Türkçe İngilizce Yerine Dünya Dili Olmalıdır
Evet Türkçe’nin bu güzel ve muhteşem özelliğini ifade ettikten sonra çok daha önemli bir sayfaya gelelim. Türkçe İngilizce yerine dünya dili olmalıdır.
Neden? Çünkü az kelimeyle çok kelime üretebiliyorsunuz. Yapım eklerini bildiğinizde her türlü kelimeyi üretebilirsiniz. Çekim eklerini bile kullanmazsanız karşınızdaki insan sizi anlayabilir. Türkçe’nin bir Lite versiyonunu geliştirip uluslararası iletişim dili olarak sunulmalıdır. Bu Türkçe versiyonu 2 hafta içerisinde kelimeleri ve ekleri ile birlikte öğrenilebilecek şekilde tasarlanmalıdır. Dolayısıyla dünyanın her tarafındaki insanlar bu muhteşem ve matematiksel dili az sayıda kelime ve ek öğrenmek suretiyle edinebilecektir.
Bu teknikle Türk Cumhuriyetleri ile aramızdaki lehçe farklılıkları çok kısa zamanda ortadan kalkacak birkaç günlük çalışma ile tüm Türkler birbiriyle anlaşabilir hale gelecektir.
Dünyanın En Hızlı Yazdıran Klavyesi: TEZEREN
Ayrıca bizim ödül de aldığımız çalışma ile bilim dünyasına kazandırdığımız TEZEREN isimli Türkçe klavye kullanımı sayesinde yazım hızı artırılabilecek çok daha verimli ve hızlı işler çıkarılabilecektir.
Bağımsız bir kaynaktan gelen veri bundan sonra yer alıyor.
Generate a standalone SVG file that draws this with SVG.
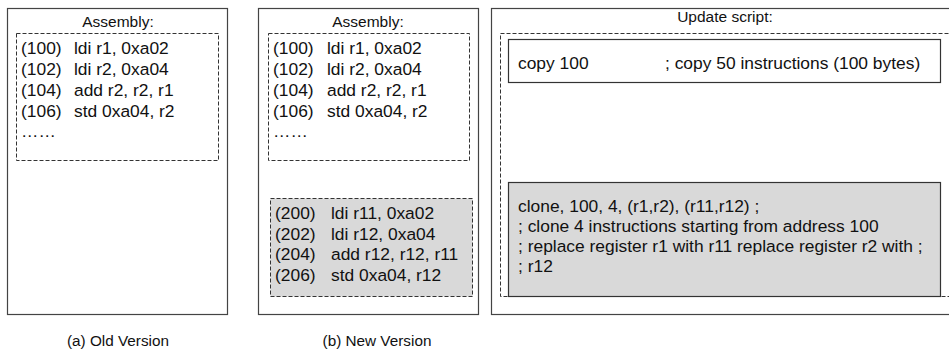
<svg xmlns="http://www.w3.org/2000/svg" width="949" height="350" viewBox="0 0 949 350">
<style>
text{font-family:"Liberation Sans",Arial,sans-serif;fill:#111;}
.t{font-size:15.5px;text-anchor:middle;}
.c{font-size:17.4px;}
.cap{font-size:15.3px;text-anchor:middle;}
.box{fill:#fff;stroke:#444;stroke-width:1.2;}
.dash{fill:none;stroke:#333;stroke-width:1;stroke-dasharray:4,2;}
.gdash{fill:#d9d9d9;stroke:#333;stroke-width:1;stroke-dasharray:4,2;}
.solid{fill:#fff;stroke:#333;stroke-width:1.2;}
.gsolid{fill:#d9d9d9;stroke:#333;stroke-width:1.2;}
</style>
<rect width="949" height="350" fill="#fff"/>
<g id="old">
<rect class="box" x="7.5" y="8.5" width="220" height="306"/>
<text class="t" x="118" y="27">Assembly:</text>
<rect class="dash" x="16.5" y="33.5" width="202" height="127"/>
<text class="c" x="21" y="54">(100)</text><text class="c" x="74" y="54">ldi r1, 0xa02</text>
<text class="c" x="21" y="75">(102)</text><text class="c" x="74" y="75">ldi r2, 0xa04</text>
<text class="c" x="21" y="96">(104)</text><text class="c" x="74" y="96">add r2, r2, r1</text>
<text class="c" x="21" y="117">(106)</text><text class="c" x="74" y="117">std 0xa04, r2</text>
<text class="c" x="21" y="137">……</text>
<text class="cap" x="118" y="346">(a) Old Version</text>
</g>
<g id="new">
<rect class="box" x="258.5" y="8.5" width="220" height="306"/>
<text class="t" x="368" y="27">Assembly:</text>
<rect class="dash" x="268.5" y="33.5" width="201" height="127"/>
<text class="c" x="273" y="54">(100)</text><text class="c" x="327" y="54">ldi r1, 0xa02</text>
<text class="c" x="273" y="75">(102)</text><text class="c" x="327" y="75">ldi r2, 0xa04</text>
<text class="c" x="273" y="96">(104)</text><text class="c" x="327" y="96">add r2, r2, r1</text>
<text class="c" x="273" y="117">(106)</text><text class="c" x="327" y="117">std 0xa04, r2</text>
<text class="c" x="273" y="137">……</text>
<rect class="gdash" x="270.5" y="198.5" width="202" height="98"/>
<text class="c" x="275" y="219">(200)</text><text class="c" x="331" y="219">ldi r11, 0xa02</text>
<text class="c" x="275" y="239.5">(202)</text><text class="c" x="331" y="239.5">ldi r12, 0xa04</text>
<text class="c" x="275" y="260">(204)</text><text class="c" x="331" y="260">add r12, r12, r11</text>
<text class="c" x="275" y="280.5">(206)</text><text class="c" x="331" y="280.5">std 0xa04, r12</text>
<text class="cap" x="377" y="346">(b) New Version</text>
</g>
<g id="script">
<rect class="box" x="491.5" y="8.5" width="470" height="306"/>
<text class="t" x="725" y="22">Update script:</text>
<rect class="dash" x="500.5" y="33.5" width="460" height="263"/>
<rect class="solid" x="508.5" y="39.5" width="432" height="43"/>
<text class="c" x="518" y="69">copy 100</text>
<text class="c" x="665" y="69">; copy 50 instructions (100 bytes)</text>
<rect class="gsolid" x="508.5" y="182.5" width="432" height="114"/>
<text class="c" x="518" y="212">clone, 100, 4, (r1,r2), (r11,r12) ;</text>
<text class="c" x="518" y="232">; clone 4 instructions starting from address 100</text>
<text class="c" x="518" y="252">; replace register r1 with r11 replace register r2 with ;</text>
<text class="c" x="518" y="272">; r12</text>
</g>
</svg>
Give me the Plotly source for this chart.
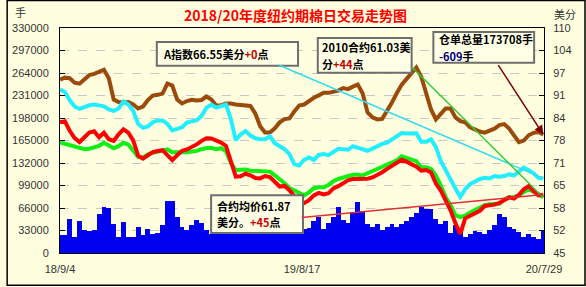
import pandas as pd
import plotly.graph_objects as go

# ---------------- data ----------------
dates = pd.date_range("2018-09-04", periods=100, freq="7D")

x_tick_dates = ["2018-09-04", "2019-08-17", "2020-07-29"]
x_tick_text = ["18/9/4", "19/8/17", "20/7/29"]

left_ticks = list(range(0, 330001, 33000))
right_ticks = [45, 51.5, 58, 64.5, 71, 77.5, 84, 90.5, 97, 103.5, 110]
right_tick_text = ["45", "52", "58", "65", "71", "78", "84", "91", "97", "104", "110"]

# 成交量 (手) - blue bars, left axis
volume = [25900, 25900, 50300, 24000, 47400, 33200, 32800, 34200, 57600, 67300,
          66300, 43000, 24000, 45500, 24000, 24000, 38600, 27000, 35700, 28400,
          29900, 41500, 76500, 76500, 53200, 38600, 33200, 41500, 47800, 44400,
          33200, 28400, 41500, 35700, 44400, 32800, 47400, 38600, 29900, 41500,
          35700, 47400, 38600, 32800, 41500, 35700, 29900, 33200, 38200, 43000,
          35700, 37200, 47400, 53200, 35700, 44400, 52700, 67800, 47800, 44400,
          60500, 75000, 61900, 43000, 38600, 43000, 33200, 38200, 43000, 38200,
          43000, 47400, 53200, 59000, 67300, 64800, 64800, 50300, 43000, 47400,
          29900, 41500, 32800, 24000, 28400, 32800, 31300, 28400, 33200, 41500,
          57600, 52700, 38200, 35700, 31300, 24000, 28400, 24000, 21100, 32800]

# 仓单总量 (手) - brown, left axis
receipts = [254200, 257200, 256400, 249900, 248400, 254200, 260800, 262600, 265200, 268800,
            256400, 225100, 221500, 220700, 221500, 217800, 212000, 214900, 224400, 230900,
            232000, 233800, 248400, 245500, 225100, 219300, 222900, 224700, 223600, 224400,
            229500, 225100, 216400, 216400, 219300, 219300, 217800, 217100, 216400, 215600,
            204700, 185800, 176600, 176600, 182900, 191600, 196400, 197400, 207600, 216400,
            217800, 223600, 227600, 231200, 234900, 234900, 236000, 238200, 242000, 240400,
            244000, 247000, 233800, 206200, 198900, 196000, 196700, 207600, 220700, 234600,
            247000, 255300, 264500, 272000, 258600, 236800, 210500, 196000, 204700, 212000,
            212000, 198900, 193500, 191600, 184300, 180700, 178200, 176600, 179200, 182400,
            187700, 189100, 182400, 171900, 162500, 164900, 172700, 176300, 177600, 173708]

# A指数 (美分) - cyan, right axis
a_index = [92.21, 91.49, 89.11, 87.33, 86.62, 87.19, 87.68, 87.91, 87.76, 87.39,
           86.47, 86.04, 86.76, 88.77, 87.91, 86.04, 82.31, 81.16, 81.59, 82.74,
           83.31, 83.31, 82.31, 80.44, 80.88, 81.36, 82.68, 83.03, 83.37, 84.61,
           86.99, 87.85, 86.99, 87.42, 87.91, 83.69, 77.57, 79.24, 80.21, 78.92,
           78.15, 77.86, 77.86, 78.72, 76.71, 75.85, 74.99, 73.56, 70.69, 70.26,
           71.92, 72.58, 71.83, 73.33, 73.56, 73.27, 74.04, 75.11, 74.99, 74.82,
           75.85, 75.42, 74.91, 74.53, 75.16, 75.85, 76.51, 76.86, 77.72, 78.67,
           79.64, 79.50, 79.47, 79.58, 77.14, 77.17, 77.86, 75.57, 71.63, 68.76,
           65.95, 63.60, 61.22, 63.43, 64.89, 65.61, 66.38, 66.75, 66.53, 67.24,
           67.04, 67.24, 67.76, 67.39, 68.51, 69.65, 68.91, 68.02, 66.73, 66.55]

# 2010合约 (美分) - green, right axis
contract = [76.91, 76.51, 76.14, 75.85, 75.42, 74.99, 75.14, 75.57, 75.97, 76.86,
            76.00, 75.28, 75.85, 76.83, 76.31, 74.62, 72.75, 72.61, 73.53, 73.96,
            74.30, 74.56, 74.91, 74.13, 74.04, 74.04, 74.13, 74.33, 74.50, 74.99,
            75.34, 75.36, 74.99, 75.28, 74.42, 70.97, 68.91, 69.08, 69.14, 68.79,
            68.76, 68.76, 68.76, 68.51, 67.44, 66.38, 65.15, 63.80, 63.11, 62.65,
            61.65, 62.51, 63.71, 64.00, 64.00, 64.66, 65.72, 66.38, 66.84, 67.13,
            67.59, 67.62, 67.41, 68.05, 68.68, 69.31, 69.74, 70.26, 71.12, 71.75,
            72.93, 72.49, 71.89, 71.55, 69.74, 69.74, 69.25, 67.39, 64.52, 61.13,
            58.78, 55.93, 55.39, 55.82, 56.68, 57.40, 58.17, 58.80, 59.09, 59.21,
            59.21, 60.44, 61.13, 61.19, 61.59, 62.65, 63.37, 62.74, 62.08, 61.03]

# 合约均价 (美分) - red, right axis
avg_price = [82.74, 83.03, 80.30, 78.21, 77.06, 78.44, 79.81, 80.16, 78.44, 79.73,
             77.86, 77.37, 79.30, 80.73, 79.78, 77.49, 73.13, 72.27, 73.27, 74.13,
             74.47, 74.70, 73.27, 71.83, 73.27, 74.53, 74.91, 75.57, 76.37, 77.40,
             78.15, 78.09, 77.57, 76.91, 75.94, 71.72, 67.04, 67.19, 67.90, 67.44,
             66.67, 66.55, 67.24, 66.93, 65.61, 64.20, 64.37, 63.14, 61.39, 60.50,
             59.41, 60.24, 61.65, 62.36, 61.90, 62.25, 63.66, 64.32, 65.23, 65.98,
             66.38, 66.38, 66.38, 66.47, 66.84, 67.50, 68.33, 69.31, 70.11, 70.89,
             71.92, 71.38, 70.80, 69.94, 68.79, 68.99, 68.25, 65.06, 63.02, 60.15,
             57.34, 53.61, 50.50, 55.02, 55.82, 56.51, 57.20, 58.58, 58.72, 58.98,
             59.46, 60.24, 61.07, 60.70, 61.82, 63.40, 64.32, 62.88, 61.62, 61.87]

# ---------------- style ----------------
BG = "#FFFFE0"
W, H = 586, 287
ML, MR, MT, MB = 54, 42, 28, 33
PW, PH = W - ML - MR, H - MT - MB
CJK = "Noto Sans CJK SC"
TICKFONT = dict(family="Liberation Sans", size=11, color="#333333")

fig = go.Figure()
fig.add_trace(go.Bar(x=dates, y=volume, yaxis="y", marker=dict(color="#0000F0", line=dict(width=0)),
                     width=7 * 86400000))
fig.add_trace(go.Scatter(x=dates, y=receipts, yaxis="y", mode="lines",
                         line=dict(color="#9C4A0C", width=4)))
fig.add_trace(go.Scatter(x=dates, y=a_index, yaxis="y2", mode="lines",
                         line=dict(color="#22EEFF", width=4)))
fig.add_trace(go.Scatter(x=dates, y=contract, yaxis="y2", mode="lines",
                         line=dict(color="#11EE11", width=4)))
fig.add_trace(go.Scatter(x=dates, y=avg_price, yaxis="y2", mode="lines",
                         line=dict(color="#FF0000", width=4)))

fig.update_layout(
    width=W, height=H,
    margin=dict(l=ML, r=MR, t=MT, b=MB, pad=0),
    paper_bgcolor=BG, plot_bgcolor=BG,
    showlegend=False, bargap=0, hovermode=False,
    xaxis=dict(type="date", range=["2018-09-04", "2020-07-29"],
               tickvals=x_tick_dates, ticktext=x_tick_text, ticks="",
               showline=True, linecolor="black", linewidth=1, mirror=True,
               showgrid=False, zeroline=False, tickfont=TICKFONT, ticklabelstandoff=6),
    yaxis=dict(range=[0, 330000], tickvals=left_ticks, tickformat="d",
               ticks="inside", ticklen=5, tickcolor="black",
               showline=True, linecolor="black", linewidth=1,
               showgrid=True, gridcolor="#C8C8C8", griddash="dash", gridwidth=1,
               zeroline=False, tickfont=TICKFONT, ticklabelstandoff=8),
    yaxis2=dict(range=[45, 110], tickvals=right_ticks, ticktext=right_tick_text,
                overlaying="y", side="right",
                ticks="inside", ticklen=5, tickcolor="black",
                showline=True, linecolor="black", linewidth=1,
                showgrid=False, zeroline=False, tickfont=TICKFONT, ticklabelstandoff=6),
)


def px(xp, yp):
    return (xp - ML) / PW, (H - MB - yp) / PH


annots = []
# titles
for text, xp, yp, size, color in [
    ("<b>2018/20年度纽约期棉日交易走势图</b>", 292, 15, 14, "#FF0000"),
    ("手", 14, 12, 11, "#333333"),
    ("美分", 565, 14, 11, "#333333"),
]:
    tx, ty = px(xp, yp)
    annots.append(dict(text=text, x=tx, y=ty, xref="paper", yref="paper", showarrow=False,
                       xanchor="center", yanchor="middle",
                       font=dict(family=CJK, size=size, color=color)))

BOXFONT = dict(family=CJK, size=11, color="black")

# info boxes: (box x0, x1, y0, y1 in px), text lines with their left x / centre y
boxes = [
    ((152, 295, 42, 66), [('<b>A指数66.55美分<span style="color:#C00000">+0</span>点</b>', 156, 54)]),
    ((315, 410, 38, 73), [("<b>2010合约61.03美</b>", 317, 47.5),
                          ('<b>分<span style="color:#C00000">+44</span>点</b>', 317, 64)]),
    ((432, 534, 32, 63), [("<b>仓单总量173708手</b>", 436, 39.5),
                          ('<b><span style="color:#000080">-609</span>手</b>', 436, 56)]),
    ((207, 300, 196, 234), [("<b>合约均价61.87</b>", 211, 206.5),
                            ('<b>美分。<span style="color:#D00000">+45</span>点</b>', 211, 223)]),
]
for (bx0, bx1, by0, by1), lines in boxes:
    X0, Y0 = px(bx0, by1)
    X1, Y1 = px(bx1, by0)
    fig.add_shape(type="rect", xref="paper", yref="paper", x0=X0, y0=Y0, x1=X1, y1=Y1,
                  fillcolor="#FFFFE6", line=dict(color="#6E6E6E", width=2), layer="above")
    for text, lx, ly in lines:
        tx, ty = px(lx, ly)
        annots.append(dict(text=text, x=tx, y=ty, xref="paper", yref="paper", showarrow=False,
                           xanchor="left", yanchor="middle", font=BOXFONT))


def pointer(yval, yref, ax, ay, color, head=0):
    return dict(text="", x=dates[-1], y=yval, xref="x", yref=yref, showarrow=True,
                ax=ax, ay=ay, axref="pixel", ayref="pixel", arrowcolor=color, arrowwidth=1.5,
                arrowhead=head, arrowsize=1.2, standoff=0, startstandoff=0)


annots.append(pointer(a_index[-1], "y2", -266, -114, "#33DDEE"))
annots.append(pointer(contract[-1], "y2", -133, -132, "#33CC33"))
annots.append(pointer(avg_price[-1], "y2", -243, 23, "#E03030"))
annots.append(pointer(receipts[-1], "y", -46, -71, "#800000", head=2))

fig.update_layout(annotations=annots)

# outer black frame
fx0, fy0 = px(0.5, H - 0.5)
fx1, fy1 = px(W - 0.5, 0.5)
fig.add_shape(type="rect", xref="paper", yref="paper", x0=fx0, y0=fy0, x1=fx1, y1=fy1,
              line=dict(color="black", width=1.5), layer="above")

fig.write_html("out.html", config={"displayModeBar": False})
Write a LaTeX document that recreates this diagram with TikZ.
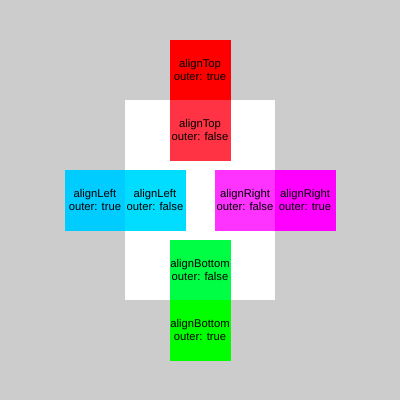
\documentclass[tikz,border=0pt]{standalone}
\usepackage{fontspec}
\setmainfont{Liberation Sans}
\usetikzlibrary{positioning}
\definecolor{bgGray}{RGB}{204,204,204}
\definecolor{topOuter}{RGB}{255,0,0}
\definecolor{topInner}{RGB}{255,51,68}
\definecolor{leftOuter}{RGB}{0,204,255}
\definecolor{leftInner}{RGB}{0,221,255}
\definecolor{rightOuter}{RGB}{255,0,255}
\definecolor{rightInner}{RGB}{255,51,255}
\definecolor{bottomOuter}{RGB}{0,255,0}
\definecolor{bottomInner}{RGB}{0,255,68}
\tikzset{
  tile/.style={fill=#1, draw=#1, line width=0.4pt, minimum width=1.5cm, minimum height=1.5cm,
    inner sep=0pt, outer sep=0pt, align=center, text=black, font=\fontsize{8}{9}\selectfont}
}

\begin{document}
\begin{tikzpicture}[x=0.025cm, y=-0.025cm]
  \fill[bgGray] (0,0) rectangle (400,400);
  \node[fill=white, minimum width=3.75cm, minimum height=5cm, inner sep=0pt, outer sep=0pt] (frame) at (200,200) {};
  % top
  \node[tile=topOuter, above=0pt of frame.north] (topOut) {alignTop\\outer: true};
  \node[tile=topInner, below=0pt of frame.north] (topIn) {alignTop\\outer: false};
  % left
  \node[tile=leftOuter, left=0pt of frame.west] (leftOut) {alignLeft\\outer: true};
  \node[tile=leftInner, right=0pt of frame.west] (leftIn) {alignLeft\\outer: false};
  % right
  \node[tile=rightInner, left=0pt of frame.east] (rightIn) {alignRight\\outer: false};
  \node[tile=rightOuter, right=0pt of frame.east] (rightOut) {alignRight\\outer: true};
  % bottom
  \node[tile=bottomInner, above=0pt of frame.south] (bottomIn) {alignBottom\\outer: false};
  \node[tile=bottomOuter, below=0pt of frame.south] (bottomOut) {alignBottom\\outer: true};
\end{tikzpicture}
\end{document}
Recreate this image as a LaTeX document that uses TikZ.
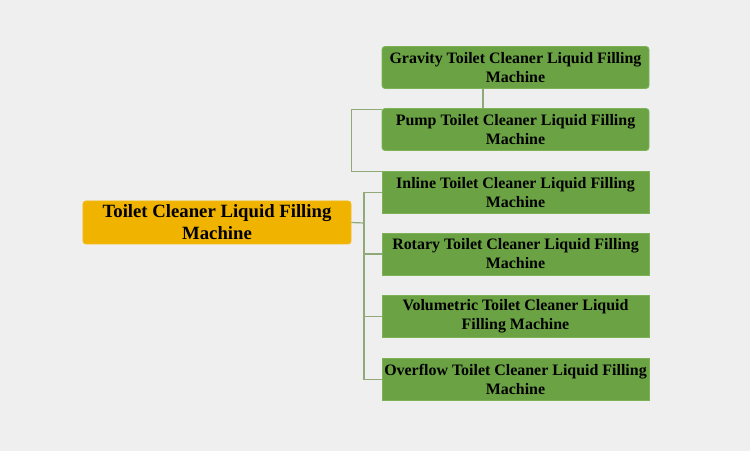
\documentclass[tikz,border=0pt]{standalone}
\usepackage{fontspec}
\setmainfont{Liberation Serif}
\definecolor{bg}{HTML}{EFEFEF}
\definecolor{gbox}{HTML}{6BA244}
\definecolor{gedge}{HTML}{7DB356}
\definecolor{obox}{HTML}{F0B400}
\definecolor{conn}{HTML}{8FAA78}
\begin{document}
\begin{tikzpicture}[x=1bp,y=-1bp,
  gboxr/.style={draw=gedge,fill=gbox,rounded corners=3bp,line width=0.8bp,minimum width=267bp,minimum height=42bp,inner sep=0pt,align=center,font=\bfseries\fontsize{16}{19}\selectfont},
  gboxs/.style={gboxr,rounded corners=0pt},
  mainbox/.style={draw=obox!90!white,fill=obox,rounded corners=3bp,line width=0.8bp,minimum width=268bp,minimum height=43bp,inner sep=0pt,align=center,font=\bfseries\fontsize{18.8}{22}\selectfont},
  cline/.style={draw=conn,line width=1.2bp}]
\fill[bg] (0,0) rectangle (750,451);
\useasboundingbox (0,0) rectangle (750,451);
\node[mainbox] (main) at (217,222.5) {Toilet Cleaner Liquid Filling\\Machine};
\node[gboxr] (grav) at (515.5,67.5) {Gravity Toilet Cleaner Liquid Filling\\Machine};
\node[gboxr] (pump) at (515.5,129.5) {Pump Toilet Cleaner Liquid Filling\\Machine};
\node[gboxs] (inl) at (515.5,192.5) {Inline Toilet Cleaner Liquid Filling\\Machine};
\node[gboxs] (rot) at (515.5,254) {Rotary Toilet Cleaner Liquid Filling\\Machine};
\node[gboxs] (vol) at (515.5,316.5) {Volumetric Toilet Cleaner Liquid\\Filling Machine};
\node[gboxs] (ovf) at (515.5,379.5) {Overflow Toilet Cleaner Liquid Filling\\Machine};
\coordinate (spine) at (364,223);
\draw[cline] (grav.south -| 483,0) -- (pump.north -| 483,0);
\draw[cline] (pump.north west) ++(0,1.5) -- ++(-30,0) |- ([yshift=-0.5bp]inl.north west);
\draw[cline] (main.east) -- (spine);
\draw[cline] (spine |- inl.west) -- (spine |- ovf.west);
\foreach \n in {inl,rot,vol,ovf}{\draw[cline] (spine |- \n.west) -- (\n.west);}
\end{tikzpicture}
\end{document}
TEZEREN’i geliştirirken Türkçe internet sitelerinde kullanılan takribi 1.300.000 kelimeyi inceledik ve en çok kullanılan harf dizilimlerini çıkarttık. Elin fizyolojisini göz önüne alarak yerleştirdiğimiz klavye üzerindeki harf dizilimleri ile çok daha kolay kullanılabilen bir klavye elde ettik. Bu klavye özellikle sürekli klavye kullananlarda gelişen Tünel Karpat Sendromu denen meslek hastalığının da oluşmasını engelleyecektir.
Türkçe klavye olan F klavye 20 Ekim 1955’te bakanlıklar arası standardizasyon komitesi tarafından onaylanmış, bu tarihten itibaren kullanılmaya başlanmıştır. F klavyeyi geliştiren, daktilo öğretmeni İhsan Sıtkı Yener’dir. İhsan Sıtkı Bey o dönemki güncel 30.000 kök kelimeyi ilkel şartlarda, büyük emekle analiz ederek klavye üzerinde bugün F klavye diye bilinen harf dizilimi oluşturmuştur.
Dil zaman içerisinde değişime uğrar, 1955 yılında kullanılan kelimelerin bir kısmı günümüzde kullanılmamaktadır. F klavyede esas satır denen, orta satıra elinizi yerleştirdiğinizde 100 harfin 77sini işaret parmaklarınız, esas satır üzerindeki diğer parmaklarınızla basabiliyorsunuz. Boğaziçi Üniversitesi tarafından geliştirilen E klavyede ise bu 78 harfe çıkıyor. Bizim geliştirdiğimiz TEZEREN de ise elinizi kaldırmadan basabileceğiniz harf sayısı 92. Yani 8 harf dışında parmaklarınız sadece bir satır üzerinde duruyor, işaret parmaklarınızın de yardımıyla 100 harfin 92 sinin rahatlıkla basabiliyorsunuz. Düşünün F klavyede esas satır basım oranı %77 iken, yarışmalarda her yıl birinci olan Türk ekibi her TEZERENİ kullansa kırılamaz rekorlar elde edecektir.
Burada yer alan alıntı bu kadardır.